Clairement le problème est généralisable pour n'importe quel rapport imposé entre AB et GH, et pas seulement le rapport double. L'intérêt pour les architectes et autres mécaniciens est évident. Donnons-nous, à titre d'exemple, un parallélépipède P de dimensions linéaires connues dont la longueur est AB. Si nous voulons l'augmenter ou le réduire dans un rapport donné, comme celui des nombres m à n, il suffira de considérer la droite GH telle que GH : AB :: m : n et d'insérer deux moyennes proportionnelles entre AB et GH, soit CD, EF. Le parallélépipède, semblable à P, décrit sur CD comme longueur, sera dans le rapport m : n avec P. D'où la possibilité de construire des temples ou de reproduire des machines de guerre à différentes échelles. A condition toutefois que l'insertion des deux moyennes ne reste pas une procédure complètement abstraite.

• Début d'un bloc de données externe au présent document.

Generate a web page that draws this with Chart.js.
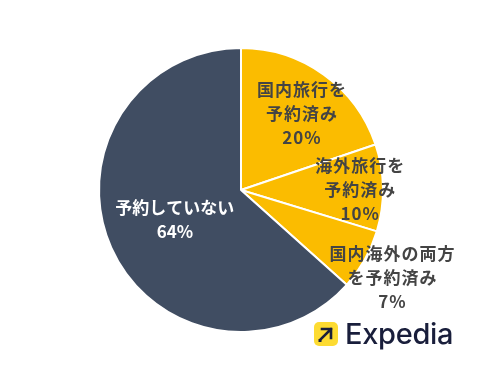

Ainsi, dans les solutions compilées par Eutocius, on peut distinguer deux groupes :

• Celles d'Archytas (Eutocius prétend citer Eudème), de Ménechme (deux solutions à l'aide de sections coniques) et de Dioclès, purement théoriques. On peut leur adjoindre celle d'Eudoxe, simplement évoquée, qui procédait à partir de courbes. De fait, en dehors de celle de Dioclès, il s'agit des solutions les plus anciennes.

• Celles de Philon de Byzance, Ératosthène, Nicomède, Apollonius, Héron, Sporus, Pappus auxquelles on peut ajouter celle attribuée à Platon. Elles ont en commun de faire appel à un dispositif instrumental plus ou moins complexe. Significativement, Philon, Héron et Pappus présentaient leurs solutions dans leurs Introductions à la mécanique.


L'instrument le plus ambitieux était le mésolabe d'Ératosthène permettant de prendre (en théorie) autant de moyennes que l'on veut et pas seulement deux. Un exemplaire en avait été consacré dans un temple, accompagné d'un épigramme dédicatoire adressé au Roi Ptolémée III. Eutocius nous l'a également conservé. Ératosthène y critique les solutions antérieures (celles d'Archytas, de Ménechme et d'Eudoxe), selon lui bien laborieuses, alors que la sienne est si simple. Nicomède, dans son traité sur les conchoïdes, lui retournera la même critique !

   

Le mésolabe d'Eratosthène selon Pappus

Trois triangles rectangles identiques sont glissés dans un cadre SABD. Le premier est fixé en A. Les deux autres coulissent. Pour trouver deux moyennes proportionnelles entre LG et SA, G étant un point quelconque de LH, on aligne sur AG les intersections O et R en déplaçant les triangles. Un fois que l'alignement de A, G, O et R est obtenu, LG, KO et TR sont en proportion d'après le théorème de Thalès.